Vance, a former Silicon Valley biotech executive, hopes to revamp federal oversight of crypto, though he also supports antitrust enforcement of Big Tech, an issue the Biden administration has carried out in full force. Musk, Sacks and others reportedly urged Trump to select Vance as his running mate, POLITICO previously reported.
On a podcast hosted by Andreessen and Horowitz, the a16z venture capital founders made their case for supporting Trump, calling his crypto platform a “flat out, blanket endorsement of the entire space.” They criticized Biden’s proposal to tax unrealized capital gains, AI restrictions and his veto of a rollback on SEC’s cryptocurrency policy that gained bipartisan support in Congress.
“The future of our business, the future of technology, new technology and the future of America is literally at stake,” Horowitz said. “For little tech, we think Donald Trump is actually the right choice.”

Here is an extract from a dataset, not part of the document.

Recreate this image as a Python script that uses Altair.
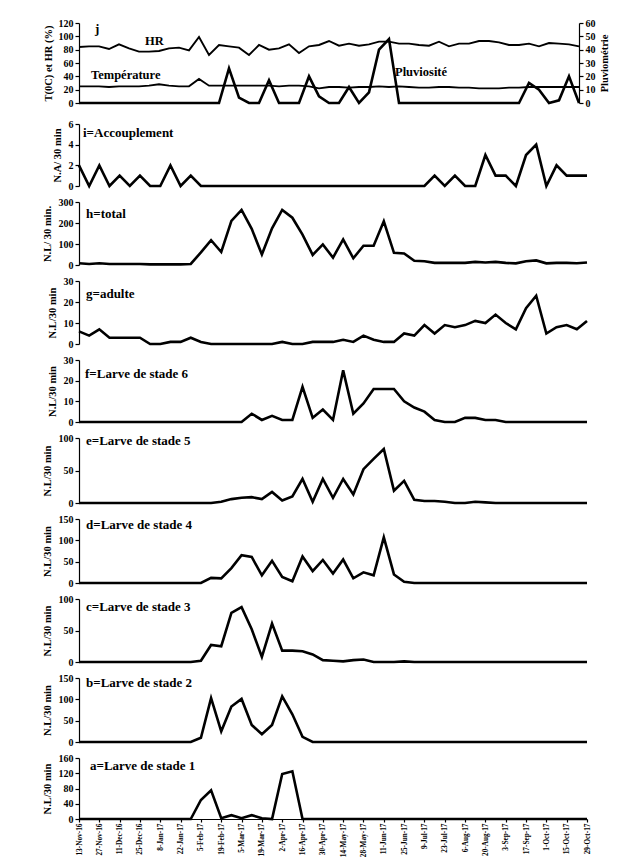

But Trump’s support isn’t “reflective of a broader move in the Valley,” according to Byrnes, the tech attorney who backs Harris. Similarly, people not giving to Biden before he withdrew doesn’t indicate the industry as a whole was hostile toward him — “tech is not a monolith, politically or otherwise,” he added.
The thousands of other Harris 2020 donors who did not give to Biden-Harris also show that the vice president’s California fan base stretches beyond Silicon Valley.
Much of her support for the 2020 run was rooted in her past experiences as a district attorney in San Francisco and Alameda counties, California’s attorney general and a U.S. senator. From Harris’ California donors that didn’t give for Biden’s 2024 race, she raised over $1.2 million from government and legal employees, a third of which came from the Bay Area.
“She’s a listener,” Byrnes said. “She has listened to the tech industry, as she has other industries, and her policies have reflected that understanding of what’s really happening on the ground, in tech and in innovation.